[START Exercise inputs]
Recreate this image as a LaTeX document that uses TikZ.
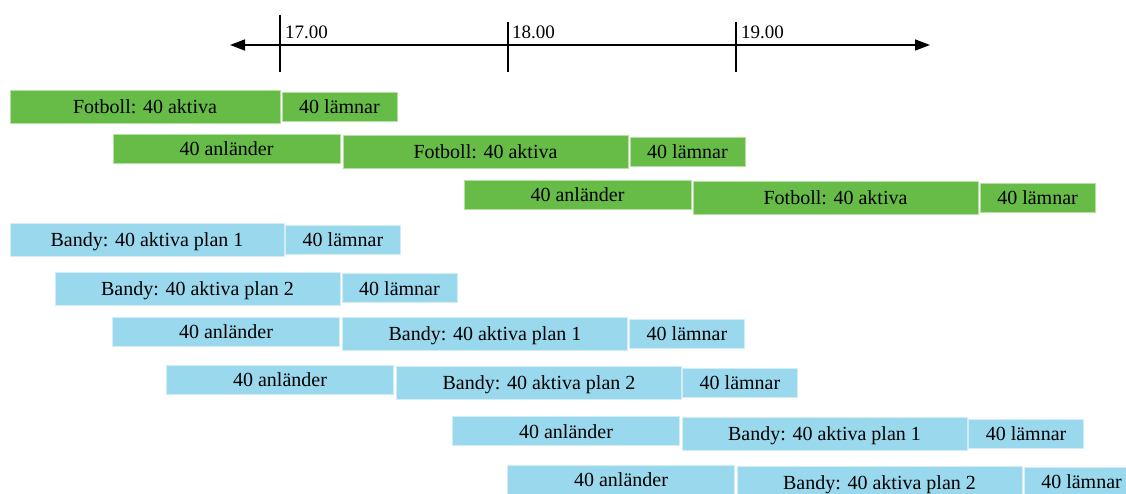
\documentclass[tikz,border=0pt]{standalone}
\usepackage{fontspec}
\setmainfont{Liberation Serif}
\usetikzlibrary{arrows.meta}

\definecolor{fotgreen}{RGB}{103,188,72}
\definecolor{fotedge}{RGB}{180,224,162}
\definecolor{banblue}{RGB}{154,216,238}
\definecolor{banedge}{RGB}{208,237,248}

\begin{document}
\begin{tikzpicture}[x=1pt, y=-1pt,
        bar/.style={inner sep=0pt, line width=0.6pt, text height=14pt, text depth=0pt,
            font=\fontsize{20}{21}\selectfont},
        fot/.style={bar, fill=fotgreen, draw=fotedge},
        ban/.style={bar, fill=banblue, draw=banedge},
        aktiv/.style={minimum width=285pt, minimum height=33pt},
        ank/.style={minimum width=227pt, minimum height=29pt},
        lamn/.style={minimum width=115pt, minimum height=29pt},
        klocka/.style={inner sep=0pt, anchor=base west, font=\fontsize{19}{20}\selectfont}]
        \useasboundingbox (0,0) rectangle (1126,494);

        % tidslinje
        \coordinate (vstart) at (230,45);
        \coordinate (hslut) at (930,45);
        \draw[line width=1.5pt, {Triangle[length=15pt,width=11pt]}-{Triangle[length=15pt,width=11pt]}] (vstart) -- (hslut);

        \coordinate (s17a) at (280,15);
        \coordinate (s17b) at (280,72);
        \coordinate (s18a) at (508,22);
        \coordinate (s18b) at (508,72);
        \coordinate (s19a) at (736,22);
        \coordinate (s19b) at (736,72);
        \draw[line width=1.5pt] (s17a) -- (s17b);
        \draw[line width=1.5pt] (s18a) -- (s18b);
        \draw[line width=1.5pt] (s19a) -- (s19b);

        \node[klocka] (k17) at (285,38.5) {17.00};
        \node[klocka] (k18) at (512,38.5) {18.00};
        \node[klocka] (k19) at (741,38.5) {19.00};

        % fotboll
        \node[fot, aktiv, minimum width=270pt] (fa1) at (145,106.5) {Fotboll: 40 aktiva};
        \node[fot, lamn] (fl1) at (339.5,106.5) {40 lämnar};

        \node[fot, ank] (fn2) at (226.5,148.5) {40 anländer};
        \node[fot, aktiv] (fa2) at (485.5,151.5) {Fotboll: 40 aktiva};
        \node[fot, lamn] (fl2) at (687.5,151.5) {40 lämnar};

        \node[fot, ank] (fn3) at (577.5,195) {40 anländer};
        \node[fot, aktiv] (fa3) at (835.5,198) {Fotboll: 40 aktiva};
        \node[fot, lamn] (fl3) at (1037.5,197.5) {40 lämnar};

        % bandy
        \node[ban, aktiv, minimum width=274pt] (ba4) at (147,239.5) {Bandy: 40 aktiva plan 1};
        \node[ban, lamn] (bl4) at (343,239.5) {40 lämnar};

        \node[ban, aktiv] (ba5) at (197.5,288.5) {Bandy: 40 aktiva plan 2};
        \node[ban, lamn] (bl5) at (399.5,288) {40 lämnar};

        \node[ban, ank] (bn6) at (226,331.5) {40 anländer};
        \node[ban, aktiv] (ba6) at (485,333.5) {Bandy: 40 aktiva plan 1};
        \node[ban, lamn] (bl6) at (687,333.5) {40 lämnar};

        \node[ban, ank] (bn7) at (280,379.5) {40 anländer};
        \node[ban, aktiv] (ba7) at (539,382.5) {Bandy: 40 aktiva plan 2};
        \node[ban, lamn] (bl7) at (740,382.5) {40 lämnar};

        \node[ban, ank] (bn8) at (566,431) {40 anländer};
        \node[ban, aktiv] (ba8) at (824.5,433.5) {Bandy: 40 aktiva plan 1};
        \node[ban, lamn] (bl8) at (1026,433.5) {40 lämnar};

        \node[ban, ank] (bn9) at (621,479.5) {40 anländer};
        \node[ban, aktiv] (ba9) at (879.5,482.5) {Bandy: 40 aktiva plan 2};
        \node[ban, lamn] (bl9) at (1081.5,481.5) {40 lämnar};
    \end{tikzpicture}
\end{document}
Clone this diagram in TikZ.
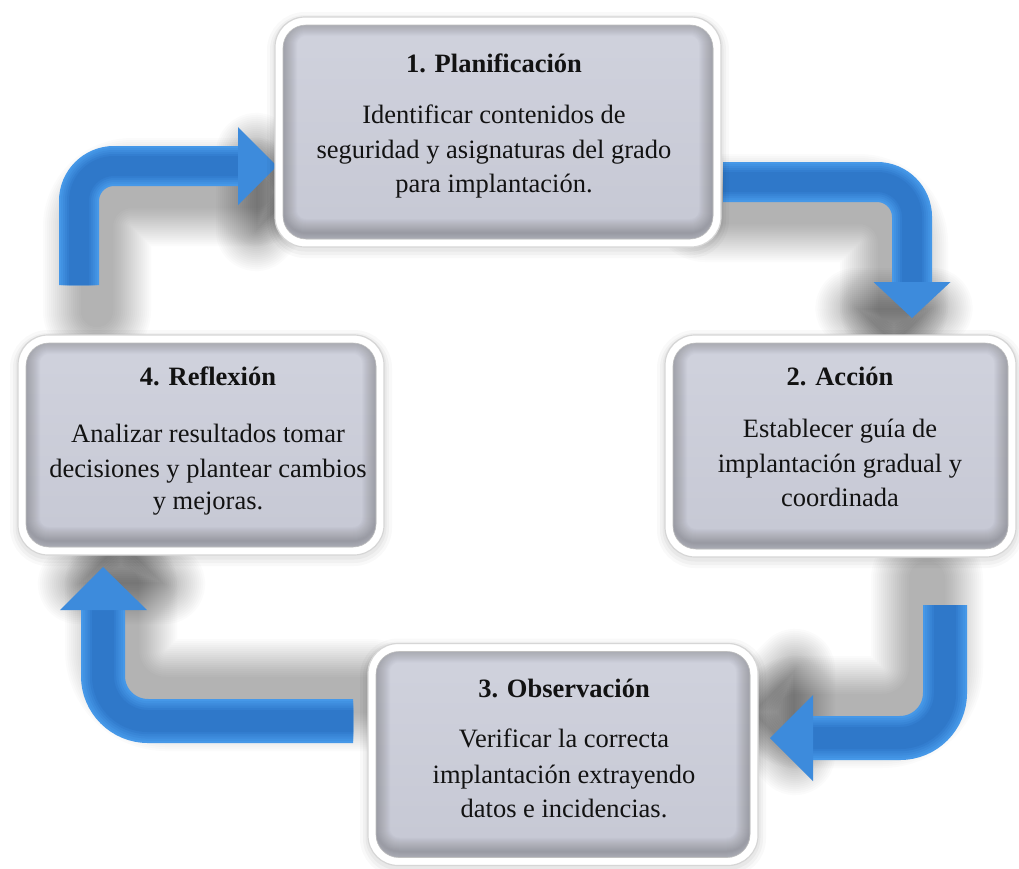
[END Exercise inputs]
**To be done:** Only lines with the word "this" should be collected from the material.

**The answer:**
Recreate this image as a LaTeX document that uses TikZ.
Clone this diagram in TikZ.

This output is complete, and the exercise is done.